Enhanced Forward Presence (eFP) is a NATO military posture decided at the Warsaw Summit in July 2016 and operational from 2017. It placed four multinational, battalion-sized battlegroups on a rotational basis in Estonia, Latvia, Lithuania, and Poland, each led by a different framework nation: the United Kingdom in Estonia, Canada in Latvia, Germany in Lithuania, and the United States in Poland.
The initiative was a direct response to Russia's 2014 annexation of Crimea and its support for separatists in eastern Ukraine, which alliance members viewed as a fundamental shift in European security. eFP is explicitly framed as defensive and proportionate, designed to deter aggression by ensuring that any attack on a host nation would immediately engage forces from multiple allies — a tripwire function reinforcing Article 5 collective defence commitments.
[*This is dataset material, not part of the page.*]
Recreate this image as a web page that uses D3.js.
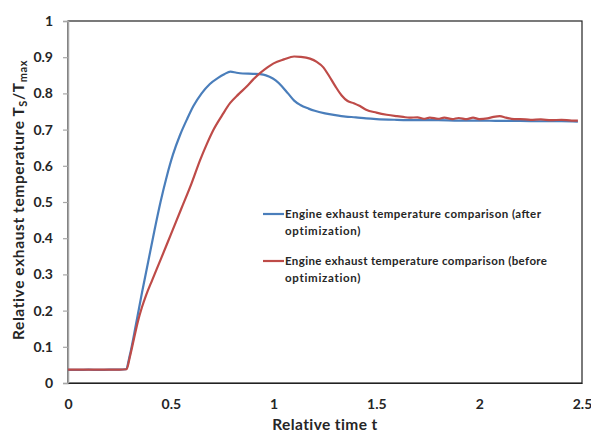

eFP is paired with tailored Forward Presence (tFP), a smaller framework focused on the Black Sea region, particularly Romania and Bulgaria. Together they form NATO's "forward presence" architecture on the eastern flank.
Following Russia's full-scale invasion of Ukraine in February 2022, NATO leaders at the Madrid Summit (June 2022) agreed to expand eFP by adding four additional battlegroups in Bulgaria, Hungary, Romania, and Slovakia, bringing the total to eight. Allies also committed to scaling battlegroups up to brigade-size where and when required, and several host nations have since signed agreements with framework nations to deepen this commitment — for example, Germany's pledge to permanently station a brigade in Lithuania, announced in 2023.
eFP units conduct combined exercises, integrate with host-nation forces, and rotate personnel typically every six months. The deployment is politically significant because it represents the first sustained, multinational NATO ground presence in former Warsaw Pact states, and it is frequently cited in debates about the NATO–Russia Founding Act of 1997 and the limits it placed on "substantial combat forces" near Russia's borders.
Example
In June 2022, at the Madrid Summit, NATO leaders agreed to expand Enhanced Forward Presence from four to eight multinational battlegroups, adding deployments in Bulgaria, Hungary, Romania, and Slovakia.
Frequently asked questions
Originally Estonia, Latvia, Lithuania, and Poland (since 2017). After the 2022 Madrid Summit, battlegroups were added in Bulgaria, Hungary, Romania, and Slovakia, bringing the total to eight host nations.